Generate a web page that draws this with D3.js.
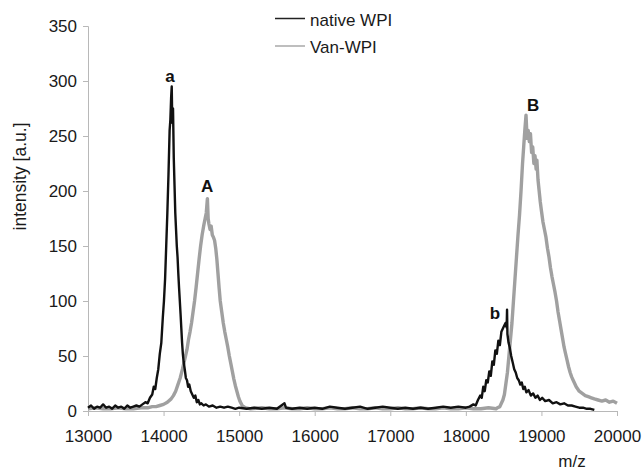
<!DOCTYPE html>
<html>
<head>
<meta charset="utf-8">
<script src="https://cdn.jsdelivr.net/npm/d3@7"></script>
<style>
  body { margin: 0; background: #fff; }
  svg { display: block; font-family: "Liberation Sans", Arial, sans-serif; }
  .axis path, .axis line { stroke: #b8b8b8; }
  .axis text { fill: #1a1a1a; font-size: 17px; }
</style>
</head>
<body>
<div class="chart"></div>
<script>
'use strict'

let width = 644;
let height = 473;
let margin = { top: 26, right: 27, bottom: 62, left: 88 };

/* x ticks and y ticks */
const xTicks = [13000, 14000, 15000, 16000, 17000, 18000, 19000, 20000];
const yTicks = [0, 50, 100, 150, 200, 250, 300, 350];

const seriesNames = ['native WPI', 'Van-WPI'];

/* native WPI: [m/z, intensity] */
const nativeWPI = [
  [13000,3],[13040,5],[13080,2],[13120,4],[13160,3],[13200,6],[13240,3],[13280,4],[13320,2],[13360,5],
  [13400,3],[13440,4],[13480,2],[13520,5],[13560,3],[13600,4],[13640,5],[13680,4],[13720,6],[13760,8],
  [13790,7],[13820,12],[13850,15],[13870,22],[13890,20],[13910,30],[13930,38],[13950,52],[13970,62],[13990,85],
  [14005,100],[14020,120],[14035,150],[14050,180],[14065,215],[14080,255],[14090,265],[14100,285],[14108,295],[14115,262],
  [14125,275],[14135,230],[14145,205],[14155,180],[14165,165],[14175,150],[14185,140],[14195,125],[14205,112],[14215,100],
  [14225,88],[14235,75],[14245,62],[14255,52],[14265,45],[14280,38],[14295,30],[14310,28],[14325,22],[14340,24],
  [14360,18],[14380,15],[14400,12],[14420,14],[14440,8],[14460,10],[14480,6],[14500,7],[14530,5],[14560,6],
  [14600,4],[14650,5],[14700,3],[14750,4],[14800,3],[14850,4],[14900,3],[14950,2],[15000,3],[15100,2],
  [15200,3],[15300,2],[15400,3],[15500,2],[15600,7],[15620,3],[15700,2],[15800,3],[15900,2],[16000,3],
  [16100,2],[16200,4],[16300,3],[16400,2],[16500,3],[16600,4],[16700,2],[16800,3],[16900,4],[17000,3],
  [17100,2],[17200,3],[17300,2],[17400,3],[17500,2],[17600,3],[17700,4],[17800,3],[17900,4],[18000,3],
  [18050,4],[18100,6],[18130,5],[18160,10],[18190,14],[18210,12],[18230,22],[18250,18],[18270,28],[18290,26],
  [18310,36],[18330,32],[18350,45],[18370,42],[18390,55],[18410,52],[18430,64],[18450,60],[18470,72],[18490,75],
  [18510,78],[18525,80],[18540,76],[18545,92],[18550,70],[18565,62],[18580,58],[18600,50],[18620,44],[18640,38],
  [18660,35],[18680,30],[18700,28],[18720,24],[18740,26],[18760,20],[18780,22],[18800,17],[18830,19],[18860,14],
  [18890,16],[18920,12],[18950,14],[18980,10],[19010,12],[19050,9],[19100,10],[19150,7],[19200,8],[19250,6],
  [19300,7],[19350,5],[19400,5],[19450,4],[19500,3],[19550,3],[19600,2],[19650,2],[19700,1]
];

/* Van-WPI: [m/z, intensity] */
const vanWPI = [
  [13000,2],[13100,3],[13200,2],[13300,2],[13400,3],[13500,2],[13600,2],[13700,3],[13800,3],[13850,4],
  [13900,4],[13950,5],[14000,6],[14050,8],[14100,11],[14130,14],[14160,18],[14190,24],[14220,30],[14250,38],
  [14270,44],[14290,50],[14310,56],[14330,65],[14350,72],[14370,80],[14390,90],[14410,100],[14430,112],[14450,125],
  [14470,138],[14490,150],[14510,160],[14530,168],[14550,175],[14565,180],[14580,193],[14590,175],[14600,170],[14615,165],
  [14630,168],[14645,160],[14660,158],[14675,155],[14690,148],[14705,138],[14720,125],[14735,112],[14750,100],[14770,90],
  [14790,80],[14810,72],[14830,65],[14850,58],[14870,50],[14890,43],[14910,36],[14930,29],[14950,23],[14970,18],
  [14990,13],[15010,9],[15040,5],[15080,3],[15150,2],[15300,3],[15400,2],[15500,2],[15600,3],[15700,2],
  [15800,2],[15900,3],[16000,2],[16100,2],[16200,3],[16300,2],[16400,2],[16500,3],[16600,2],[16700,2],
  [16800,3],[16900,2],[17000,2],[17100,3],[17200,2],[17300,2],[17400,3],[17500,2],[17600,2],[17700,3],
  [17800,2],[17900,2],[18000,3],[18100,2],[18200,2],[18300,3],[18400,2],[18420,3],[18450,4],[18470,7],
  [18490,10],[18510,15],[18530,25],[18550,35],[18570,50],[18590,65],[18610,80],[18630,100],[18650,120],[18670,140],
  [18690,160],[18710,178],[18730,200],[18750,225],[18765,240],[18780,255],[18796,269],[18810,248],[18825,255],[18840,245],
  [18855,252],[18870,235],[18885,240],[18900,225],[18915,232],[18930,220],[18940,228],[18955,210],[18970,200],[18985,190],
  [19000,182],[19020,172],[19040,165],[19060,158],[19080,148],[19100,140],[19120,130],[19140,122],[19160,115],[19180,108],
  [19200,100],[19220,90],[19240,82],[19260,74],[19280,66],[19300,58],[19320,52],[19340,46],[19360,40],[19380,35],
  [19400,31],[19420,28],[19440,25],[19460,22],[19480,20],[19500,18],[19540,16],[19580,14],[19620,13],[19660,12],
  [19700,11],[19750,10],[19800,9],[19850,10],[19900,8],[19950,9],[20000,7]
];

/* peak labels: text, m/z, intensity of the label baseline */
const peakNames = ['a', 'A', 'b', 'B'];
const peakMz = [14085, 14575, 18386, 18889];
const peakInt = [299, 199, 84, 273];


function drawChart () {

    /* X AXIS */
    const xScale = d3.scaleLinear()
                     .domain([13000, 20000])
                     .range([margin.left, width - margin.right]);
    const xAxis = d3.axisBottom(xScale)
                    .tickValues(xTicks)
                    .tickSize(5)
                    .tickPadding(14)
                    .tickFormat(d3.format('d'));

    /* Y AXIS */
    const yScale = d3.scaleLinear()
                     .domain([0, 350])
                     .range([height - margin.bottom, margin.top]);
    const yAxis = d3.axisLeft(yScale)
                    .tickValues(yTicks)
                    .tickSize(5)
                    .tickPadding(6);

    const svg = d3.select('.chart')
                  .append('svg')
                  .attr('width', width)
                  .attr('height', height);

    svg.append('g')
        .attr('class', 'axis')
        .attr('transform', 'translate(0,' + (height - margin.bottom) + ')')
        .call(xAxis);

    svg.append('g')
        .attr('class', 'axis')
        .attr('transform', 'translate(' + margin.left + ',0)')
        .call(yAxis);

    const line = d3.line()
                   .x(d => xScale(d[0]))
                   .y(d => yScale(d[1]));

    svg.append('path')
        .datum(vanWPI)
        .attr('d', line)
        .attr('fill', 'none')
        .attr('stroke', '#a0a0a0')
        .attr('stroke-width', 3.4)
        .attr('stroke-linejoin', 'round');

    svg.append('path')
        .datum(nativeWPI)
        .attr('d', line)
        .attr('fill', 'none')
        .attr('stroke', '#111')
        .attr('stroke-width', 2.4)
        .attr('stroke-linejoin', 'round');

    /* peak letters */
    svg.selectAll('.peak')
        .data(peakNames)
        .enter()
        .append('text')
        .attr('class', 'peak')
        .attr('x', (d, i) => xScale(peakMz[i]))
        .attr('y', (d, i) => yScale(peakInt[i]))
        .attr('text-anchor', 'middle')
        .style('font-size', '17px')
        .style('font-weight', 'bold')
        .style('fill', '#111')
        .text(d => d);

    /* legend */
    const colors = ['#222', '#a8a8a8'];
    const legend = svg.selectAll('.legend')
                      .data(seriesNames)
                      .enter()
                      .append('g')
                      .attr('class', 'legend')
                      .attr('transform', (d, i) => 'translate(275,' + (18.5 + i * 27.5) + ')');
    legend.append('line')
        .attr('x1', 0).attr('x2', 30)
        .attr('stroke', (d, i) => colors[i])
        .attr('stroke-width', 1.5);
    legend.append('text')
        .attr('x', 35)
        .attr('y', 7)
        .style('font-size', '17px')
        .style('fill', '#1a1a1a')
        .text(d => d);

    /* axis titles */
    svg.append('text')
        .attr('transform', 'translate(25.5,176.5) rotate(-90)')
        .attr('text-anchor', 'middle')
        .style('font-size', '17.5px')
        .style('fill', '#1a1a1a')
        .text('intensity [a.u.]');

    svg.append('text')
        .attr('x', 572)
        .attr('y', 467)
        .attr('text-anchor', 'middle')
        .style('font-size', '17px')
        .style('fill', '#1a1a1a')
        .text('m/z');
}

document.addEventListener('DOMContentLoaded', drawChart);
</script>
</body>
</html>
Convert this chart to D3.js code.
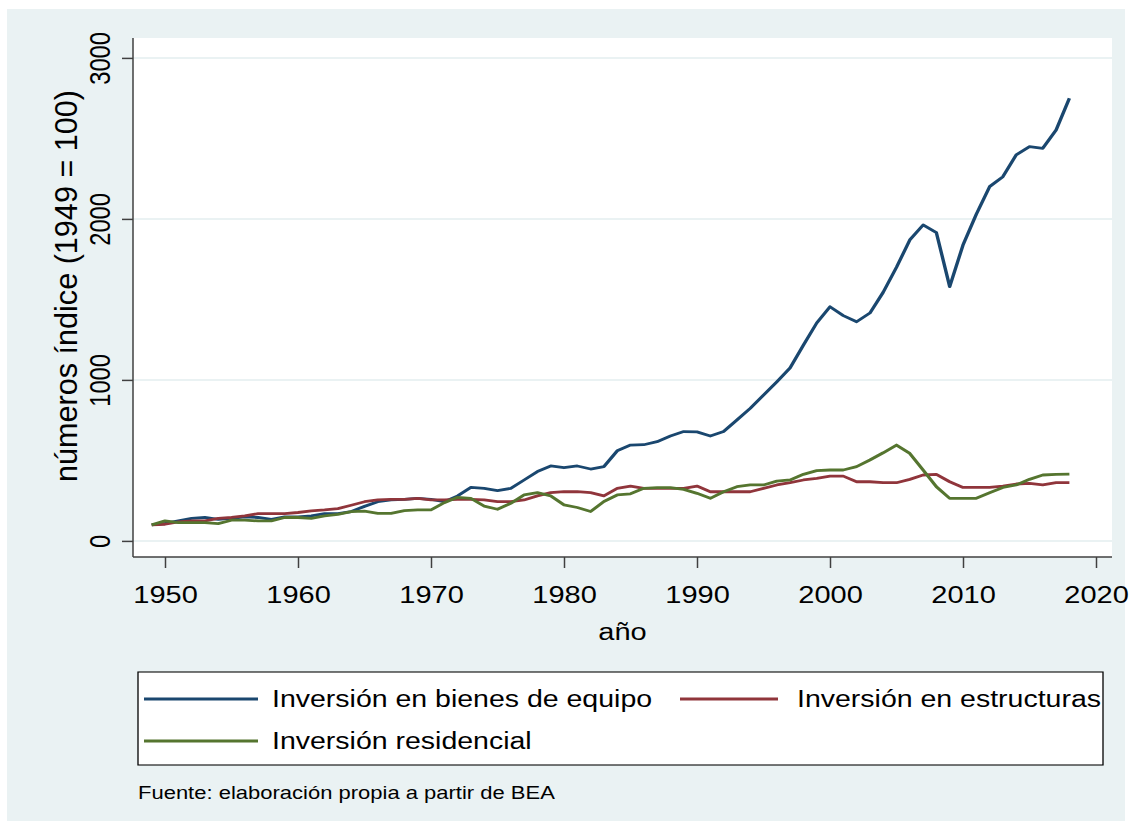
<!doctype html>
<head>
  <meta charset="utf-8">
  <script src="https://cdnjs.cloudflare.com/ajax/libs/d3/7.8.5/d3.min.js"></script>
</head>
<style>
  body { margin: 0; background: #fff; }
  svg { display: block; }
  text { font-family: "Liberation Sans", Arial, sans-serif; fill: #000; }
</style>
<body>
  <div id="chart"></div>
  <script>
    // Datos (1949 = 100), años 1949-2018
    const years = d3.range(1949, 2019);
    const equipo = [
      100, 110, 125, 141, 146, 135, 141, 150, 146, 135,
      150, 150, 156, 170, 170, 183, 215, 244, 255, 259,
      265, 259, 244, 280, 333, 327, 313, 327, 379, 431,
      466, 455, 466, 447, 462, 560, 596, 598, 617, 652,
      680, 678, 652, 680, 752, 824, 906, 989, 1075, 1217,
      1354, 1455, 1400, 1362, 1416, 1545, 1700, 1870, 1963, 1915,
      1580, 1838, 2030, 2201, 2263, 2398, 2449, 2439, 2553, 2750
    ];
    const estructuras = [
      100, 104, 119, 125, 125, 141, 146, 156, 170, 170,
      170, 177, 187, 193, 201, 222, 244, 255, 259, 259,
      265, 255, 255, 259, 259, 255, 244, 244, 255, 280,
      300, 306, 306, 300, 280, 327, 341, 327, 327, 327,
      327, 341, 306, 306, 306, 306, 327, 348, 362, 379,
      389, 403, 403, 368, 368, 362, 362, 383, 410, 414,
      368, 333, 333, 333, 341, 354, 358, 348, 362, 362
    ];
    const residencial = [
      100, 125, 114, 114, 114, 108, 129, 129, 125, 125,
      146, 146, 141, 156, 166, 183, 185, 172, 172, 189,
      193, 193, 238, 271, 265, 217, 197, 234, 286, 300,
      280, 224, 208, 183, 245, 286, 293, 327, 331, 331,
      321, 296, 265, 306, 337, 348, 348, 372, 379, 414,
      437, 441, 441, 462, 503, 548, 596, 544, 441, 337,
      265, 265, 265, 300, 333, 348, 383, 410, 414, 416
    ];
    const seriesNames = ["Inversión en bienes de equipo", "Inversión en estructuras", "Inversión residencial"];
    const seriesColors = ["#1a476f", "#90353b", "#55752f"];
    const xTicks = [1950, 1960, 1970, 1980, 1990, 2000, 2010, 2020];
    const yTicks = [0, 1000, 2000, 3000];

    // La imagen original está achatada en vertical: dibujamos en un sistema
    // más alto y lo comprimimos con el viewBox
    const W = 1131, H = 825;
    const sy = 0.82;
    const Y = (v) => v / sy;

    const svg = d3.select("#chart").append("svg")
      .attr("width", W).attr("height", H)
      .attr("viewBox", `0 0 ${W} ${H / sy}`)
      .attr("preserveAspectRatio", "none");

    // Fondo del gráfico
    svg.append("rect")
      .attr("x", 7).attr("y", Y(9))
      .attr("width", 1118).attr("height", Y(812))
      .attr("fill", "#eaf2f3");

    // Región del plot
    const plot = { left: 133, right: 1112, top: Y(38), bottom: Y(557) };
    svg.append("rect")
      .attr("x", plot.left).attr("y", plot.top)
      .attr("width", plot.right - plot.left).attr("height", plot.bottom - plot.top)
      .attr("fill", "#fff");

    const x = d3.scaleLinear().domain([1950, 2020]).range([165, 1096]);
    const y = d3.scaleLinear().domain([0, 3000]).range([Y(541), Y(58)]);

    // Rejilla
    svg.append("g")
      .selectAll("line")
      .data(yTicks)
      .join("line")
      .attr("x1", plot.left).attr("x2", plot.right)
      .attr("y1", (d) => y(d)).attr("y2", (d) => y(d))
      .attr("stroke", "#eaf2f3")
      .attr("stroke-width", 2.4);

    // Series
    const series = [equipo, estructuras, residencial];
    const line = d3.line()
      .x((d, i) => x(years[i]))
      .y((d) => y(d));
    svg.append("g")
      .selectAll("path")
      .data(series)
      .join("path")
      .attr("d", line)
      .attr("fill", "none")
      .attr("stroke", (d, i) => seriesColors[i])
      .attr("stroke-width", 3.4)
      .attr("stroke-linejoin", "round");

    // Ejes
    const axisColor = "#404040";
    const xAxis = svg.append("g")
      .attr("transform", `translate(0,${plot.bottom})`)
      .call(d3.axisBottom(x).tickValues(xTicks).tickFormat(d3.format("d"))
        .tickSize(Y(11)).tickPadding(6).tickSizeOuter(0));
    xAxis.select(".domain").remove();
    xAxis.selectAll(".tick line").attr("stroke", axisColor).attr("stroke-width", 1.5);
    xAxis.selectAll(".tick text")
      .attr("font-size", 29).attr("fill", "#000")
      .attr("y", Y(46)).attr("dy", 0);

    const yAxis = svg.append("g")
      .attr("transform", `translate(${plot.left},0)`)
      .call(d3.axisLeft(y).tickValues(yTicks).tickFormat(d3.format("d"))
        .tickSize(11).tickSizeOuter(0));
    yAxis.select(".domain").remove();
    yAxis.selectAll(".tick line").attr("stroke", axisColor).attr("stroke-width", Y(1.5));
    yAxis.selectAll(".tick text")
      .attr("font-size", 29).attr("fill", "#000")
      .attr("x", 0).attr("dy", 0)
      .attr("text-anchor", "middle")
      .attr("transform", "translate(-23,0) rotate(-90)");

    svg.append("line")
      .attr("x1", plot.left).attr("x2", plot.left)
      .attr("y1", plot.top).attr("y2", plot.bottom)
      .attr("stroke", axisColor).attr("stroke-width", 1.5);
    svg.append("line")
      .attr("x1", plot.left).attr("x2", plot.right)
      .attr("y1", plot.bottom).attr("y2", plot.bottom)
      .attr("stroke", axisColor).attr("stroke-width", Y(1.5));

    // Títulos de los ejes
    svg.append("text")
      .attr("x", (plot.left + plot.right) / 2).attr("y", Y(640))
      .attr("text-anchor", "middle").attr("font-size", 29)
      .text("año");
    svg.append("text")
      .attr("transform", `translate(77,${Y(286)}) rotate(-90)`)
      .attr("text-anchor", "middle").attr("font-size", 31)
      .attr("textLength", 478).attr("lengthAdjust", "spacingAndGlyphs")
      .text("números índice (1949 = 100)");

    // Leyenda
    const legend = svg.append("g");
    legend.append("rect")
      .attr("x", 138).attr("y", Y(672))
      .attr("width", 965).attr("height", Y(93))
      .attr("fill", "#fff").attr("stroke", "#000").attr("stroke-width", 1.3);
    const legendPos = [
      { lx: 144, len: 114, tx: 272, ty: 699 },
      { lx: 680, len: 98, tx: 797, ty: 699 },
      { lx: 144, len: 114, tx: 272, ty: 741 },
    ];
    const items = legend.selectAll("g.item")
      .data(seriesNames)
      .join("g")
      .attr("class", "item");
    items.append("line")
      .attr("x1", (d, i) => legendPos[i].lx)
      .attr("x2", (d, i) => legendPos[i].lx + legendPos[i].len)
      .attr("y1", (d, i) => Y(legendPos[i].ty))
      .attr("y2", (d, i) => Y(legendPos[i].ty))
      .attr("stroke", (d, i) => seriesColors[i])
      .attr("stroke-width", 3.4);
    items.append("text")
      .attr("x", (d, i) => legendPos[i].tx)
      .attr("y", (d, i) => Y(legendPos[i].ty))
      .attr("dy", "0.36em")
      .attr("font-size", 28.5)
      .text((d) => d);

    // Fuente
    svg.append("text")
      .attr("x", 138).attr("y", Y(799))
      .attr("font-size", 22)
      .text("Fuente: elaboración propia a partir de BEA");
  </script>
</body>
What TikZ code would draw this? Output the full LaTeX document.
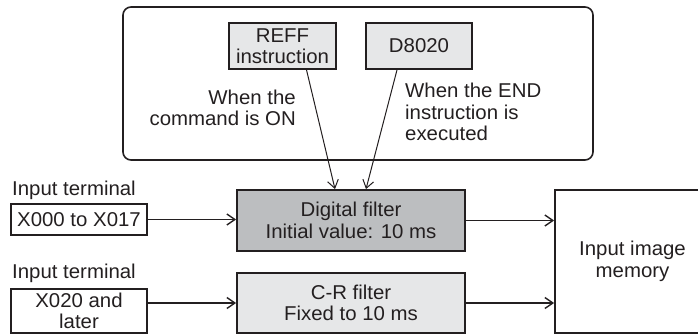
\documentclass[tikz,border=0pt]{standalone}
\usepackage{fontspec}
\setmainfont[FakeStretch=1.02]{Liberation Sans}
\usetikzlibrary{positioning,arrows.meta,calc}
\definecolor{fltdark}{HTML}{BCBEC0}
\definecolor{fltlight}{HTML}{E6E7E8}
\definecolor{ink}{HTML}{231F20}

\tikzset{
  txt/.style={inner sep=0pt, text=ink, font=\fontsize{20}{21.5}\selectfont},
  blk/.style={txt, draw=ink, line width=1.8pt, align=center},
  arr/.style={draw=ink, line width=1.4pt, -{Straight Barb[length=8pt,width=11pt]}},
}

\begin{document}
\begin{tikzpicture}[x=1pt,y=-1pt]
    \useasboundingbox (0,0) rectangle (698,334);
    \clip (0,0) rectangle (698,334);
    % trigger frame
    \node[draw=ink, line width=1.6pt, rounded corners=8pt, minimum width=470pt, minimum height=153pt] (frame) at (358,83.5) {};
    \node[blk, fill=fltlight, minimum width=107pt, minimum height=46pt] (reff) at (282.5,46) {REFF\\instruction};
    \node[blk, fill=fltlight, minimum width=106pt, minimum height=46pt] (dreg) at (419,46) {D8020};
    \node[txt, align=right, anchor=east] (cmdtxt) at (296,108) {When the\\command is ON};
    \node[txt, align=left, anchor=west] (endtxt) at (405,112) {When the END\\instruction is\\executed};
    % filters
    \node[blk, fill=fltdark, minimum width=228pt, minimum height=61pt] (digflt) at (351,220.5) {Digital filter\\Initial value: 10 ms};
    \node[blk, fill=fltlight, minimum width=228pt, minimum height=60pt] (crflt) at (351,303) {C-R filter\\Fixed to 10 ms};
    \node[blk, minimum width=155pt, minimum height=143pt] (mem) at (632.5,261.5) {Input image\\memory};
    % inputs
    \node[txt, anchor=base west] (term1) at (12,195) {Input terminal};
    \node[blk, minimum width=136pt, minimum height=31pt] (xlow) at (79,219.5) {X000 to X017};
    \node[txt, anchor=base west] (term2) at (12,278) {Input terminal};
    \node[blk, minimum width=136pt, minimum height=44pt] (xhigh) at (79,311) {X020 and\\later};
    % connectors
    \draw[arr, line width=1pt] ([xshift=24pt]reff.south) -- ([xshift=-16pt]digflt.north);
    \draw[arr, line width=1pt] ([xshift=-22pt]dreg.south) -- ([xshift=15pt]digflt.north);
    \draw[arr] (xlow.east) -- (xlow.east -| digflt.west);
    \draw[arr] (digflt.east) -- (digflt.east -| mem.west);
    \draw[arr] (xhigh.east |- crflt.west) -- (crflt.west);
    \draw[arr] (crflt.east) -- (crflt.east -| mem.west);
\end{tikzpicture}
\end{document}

# WRITTEN TASK
List the lines of the material in which the word "code" occurs.

# FINAL RESULT
Convert this chart to D3.js code.
What TikZ code would draw this? Output the full LaTeX document.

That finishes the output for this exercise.